Passons sur nos 1880 conseillers régionaux qui ne pensent qu’à s’augmenter dès que Raffarin aura le dos tourné ; et 3800 conseillers généraux de département qui sont peut-être les plus utiles car de plein pied avec les besoins du citoyen.

Comment voulez-vous courir vite si chaussant du 40 vous portez du 45 ! C’est exactement le problème de la France, elle a de trop grandes godasses pour atteindre la vitesse des autres concurrents dans le marathon mondial.

Ajustons-nous, ramassons-nous, condensons-nous.

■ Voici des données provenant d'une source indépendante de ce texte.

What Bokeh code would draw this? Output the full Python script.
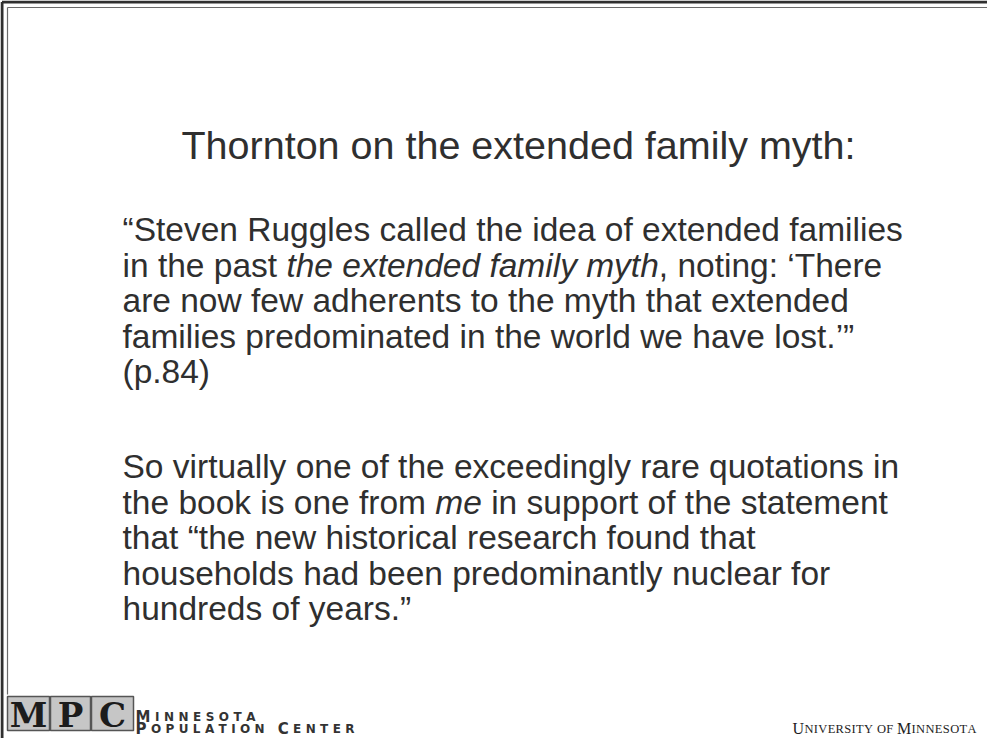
from bokeh.plotting import figure
from bokeh.models import Range1d
from bokeh.core.properties import value
from bokeh.embed import file_html
from bokeh.resources import INLINE

# ---------------- content ----------------
TITLE = "Thornton on the extended family myth:"

PARA1 = [
    [("“Steven Ruggles called the idea of extended families", "normal")],
    [("in the past ", "normal"), ("the extended family myth", "italic"), (", noting: ‘There", "normal")],
    [("are now few adherents to the myth that extended", "normal")],
    [("families predominated in the world we have lost.’”", "normal")],
    [("(p.84)", "normal")],
]
PARA2 = [
    [("So virtually one of the exceedingly rare quotations in", "normal")],
    [("the book is one from ", "normal"), ("me", "italic"), (" in support of the statement", "normal")],
    [("that “the new historical research found that", "normal")],
    [("households had been predominantly nuclear for", "normal")],
    [("hundreds of years.”", "normal")],
]
LOGO_LETTERS = ["M", "P", "C"]
LOGO_LINE1 = "Minnesota"
LOGO_LINE2 = "Population Center"
UNIVERSITY = "University of Minnesota"

# ---------------- styling / layout ----------------
W, H = 987, 738
X0, Y0 = 8, 8          # page margin -> image coordinates
TEXT_COL = "#2f2f2f"
BODY_FONT = "Liberation Sans"
BODY_SIZE = 33.5
TITLE_SIZE = 39.5
LINE_GAP = 35.5
BODY_X = 130
P1_BASE = 237
P2_BASE = 474

# Arial / Liberation Sans advance widths (1/1000 em)
AR = {' ': 278, 'a': 556, 'b': 556, 'c': 500, 'd': 556, 'e': 556, 'f': 278, 'g': 556,
      'h': 556, 'i': 222, 'j': 222, 'k': 500, 'l': 222, 'm': 833, 'n': 556, 'o': 556,
      'p': 556, 'q': 556, 'r': 333, 's': 500, 't': 278, 'u': 556, 'v': 500, 'w': 722,
      'x': 500, 'y': 500, 'z': 500, ',': 278, '.': 278, ':': 278, '‘': 222, '’': 222,
      '“': 333, '”': 333}
# DejaVu Sans Bold widths (em)
DJB = {'A': .774, 'C': .734, 'E': .683, 'I': .372, 'L': .637, 'M': .995, 'N': .837,
       'O': .850, 'P': .733, 'S': .720, 'T': .682, 'U': .812, 'R': .770, ' ': .348}
# Liberation Serif widths (em)
TM = {'U': .722, 'N': .722, 'I': .333, 'V': .722, 'E': .611, 'R': .667, 'S': .556,
      'T': .611, 'Y': .722, 'O': .722, 'F': .556, 'M': .889, 'A': .722, ' ': .25}


def text_width(s, size):
    return sum(AR.get(c, 556) for c in s) * size / 1000.0


def small_caps(text, x0, big, small, widths, target):
    chars = []
    raw = 0.0
    for c in text:
        if c == " ":
            chars.append((" ", None, widths[" "] * small))
        elif c.isupper():
            chars.append((c, "big", widths[c] * big))
        else:
            chars.append((c.upper(), "small", widths[c.upper()] * small))
        raw += chars[-1][2]
    track = (target - raw) / max(len(chars) - 1, 1)
    xb, cb, xs, cs = [], [], [], []
    x = x0
    for ch, kind, w in chars:
        if kind == "big":
            xb.append(x); cb.append(ch)
        elif kind == "small":
            xs.append(x); cs.append(ch)
        x += w + track
    return xb, cb, xs, cs


p = figure(width=W, height=H, output_backend="svg", toolbar_location=None,
           x_range=Range1d(X0, X0 + W), y_range=Range1d(Y0 + H, Y0),
           min_border=0)
p.axis.visible = False
p.grid.visible = False
p.outline_line_color = None
p.background_fill_color = "white"
p.border_fill_color = "white"

# ---- frame (double rule top and left) ----
p.line(x=[X0 + 1.5, X0 + W], y=[Y0 + 1.5, Y0 + 1.5], line_color="#303030", line_width=3)
p.line(x=[X0 + 1.5, X0 + 1.5], y=[Y0 + 1.5, Y0 + H], line_color="#303030", line_width=3)
p.line(x=[X0 + 7, X0 + W], y=[Y0 + 7, Y0 + 7], line_color="#6a6a6a", line_width=1.2)
p.line(x=[X0 + 7, X0 + 7], y=[Y0 + 7, 702], line_color="#6a6a6a", line_width=1.2)

# ---- title ----
p.text(x=[526], y=[152], text=[TITLE], text_align="center", text_baseline="alphabetic",
       text_font=value(BODY_FONT), text_font_size=value(f"{TITLE_SIZE}px"),
       text_color=TEXT_COL)

# ---- body ----
def draw_para(lines, base):
    for i, segs in enumerate(lines):
        y = base + i * LINE_GAP
        x = BODY_X
        for s, style in segs:
            lead = len(s) - len(s.lstrip(" "))
            x += text_width(" " * lead, BODY_SIZE)
            s2 = s.strip(" ")
            p.text(x=[x], y=[y], text=[s2], text_align="left", text_baseline="alphabetic",
                   text_font=value(BODY_FONT), text_font_size=value(f"{BODY_SIZE}px"),
                   text_font_style=style, text_color=TEXT_COL)
            x += text_width(s.lstrip(" "), BODY_SIZE)

draw_para(PARA1, P1_BASE)
draw_para(PARA2, P2_BASE)

# ---- MPC logo ----
box_w = [42, 40, 42]
bx = 15
lefts, rights = [], []
for w in box_w:
    lefts.append(bx); rights.append(bx + w); bx += w + 1
BOX_TOP, BOX_BOT = 704, 738
p.quad(left=lefts, right=rights, top=[BOX_TOP] * 3, bottom=[BOX_BOT] * 3,
       fill_color="#c6c6c6", line_color="#555555", line_width=1.5)
p.text(x=[(l + r) / 2 for l, r in zip(lefts, rights)], y=[(BOX_TOP + BOX_BOT) / 2 + 1] * 3,
       text=LOGO_LETTERS, text_align="center", text_baseline="middle",
       text_font=value("DejaVu Serif"), text_font_style="bold",
       text_font_size=value("34px"), text_color="#1c1c1c")

for txt, base, target in [(LOGO_LINE1, 724, 120), (LOGO_LINE2, 736, 219)]:
    xb, cb, xs, cs = small_caps(txt, 143, 15, 12, DJB, target)
    p.text(x=xb, y=[base] * len(xb), text=cb, text_baseline="alphabetic",
           text_font=value("DejaVu Sans"), text_font_size=value("15px"),
           text_font_style="bold", text_color="#333333")
    p.text(x=xs, y=[base] * len(xs), text=cs, text_baseline="alphabetic",
           text_font=value("DejaVu Sans"), text_font_size=value("12px"),
           text_font_style="bold", text_color="#333333")

# ---- University wordmark ----
xb, cb, xs, cs = small_caps(UNIVERSITY, 800, 16, 12.5, TM, 184)
p.text(x=xb, y=[736] * len(xb), text=cb, text_baseline="alphabetic",
       text_font=value("Liberation Serif"), text_font_size=value("16px"), text_color="#1e1e1e")
p.text(x=xs, y=[736] * len(xs), text=cs, text_baseline="alphabetic",
       text_font=value("Liberation Serif"), text_font_size=value("12.5px"), text_color="#1e1e1e")

open("out.html", "w").write(file_html(p, INLINE))
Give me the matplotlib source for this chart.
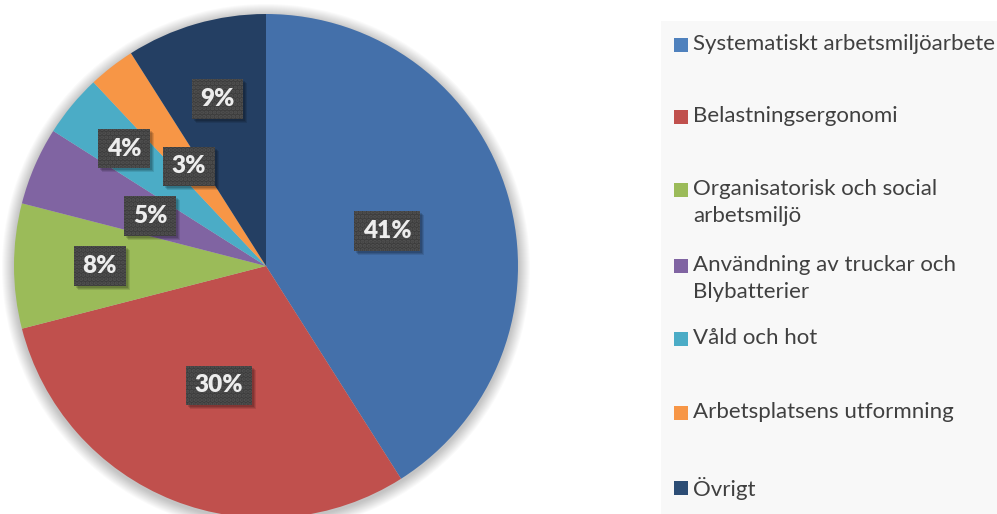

On peut encore les battre.

Un état central compact permanent, dialoguant avec une représentation nationale resserrée et compétente, élue pour un seul long mandat de neuf ans par exemple, les uns et les autres débarrassés des tentations démagogiques de l’électoralisme à tout crin. Des gens d'honneur puisqu'il en reste !

Au-dessous, faisons confiance au génie humain et laissons courir partout la liberté de faire dans les limites des lois et mœurs communément acceptées et défendues.

Combien faudra-t-il de temps attendre pour voir s’effondrer cette république à bout de souffle qui ne mobilise plus que la moitié de ses électeurs, qui pis est redivisés en chapelles dont aucune toute seule ne dépasse les quinze pour cent des votants, soit 7 ou 8% des ayant-droits à la carte d’électeur ?

La nomenklatura émigrée bientôt, sinon garée dans les hospices avec les baby-boomers jouisseurs qui n'en finiront pas de geindre sur leur moindre confort, les prévaricateurs bannis aux Kergelen avec le trop plein de nos prisons, la nation réconciliée avec un chef digne, honnête et respecté, viendra le jour de la jeunesse de France, celle qui ne se décourage pas, qui aujourd'hui s'expatrie sans hésitation dès qu'elle a un projet à porter, qui demain ensemencera à nouveau le pays de sa créativité, de sa persévérance, de sa pugnacité.
Et en deux générations nous redeviendrons le coeur battant d'une l'Europe unie et forte qui aura envoyé entre misaine et beaupré ses couleurs offensives juste au-dessus des nôtres.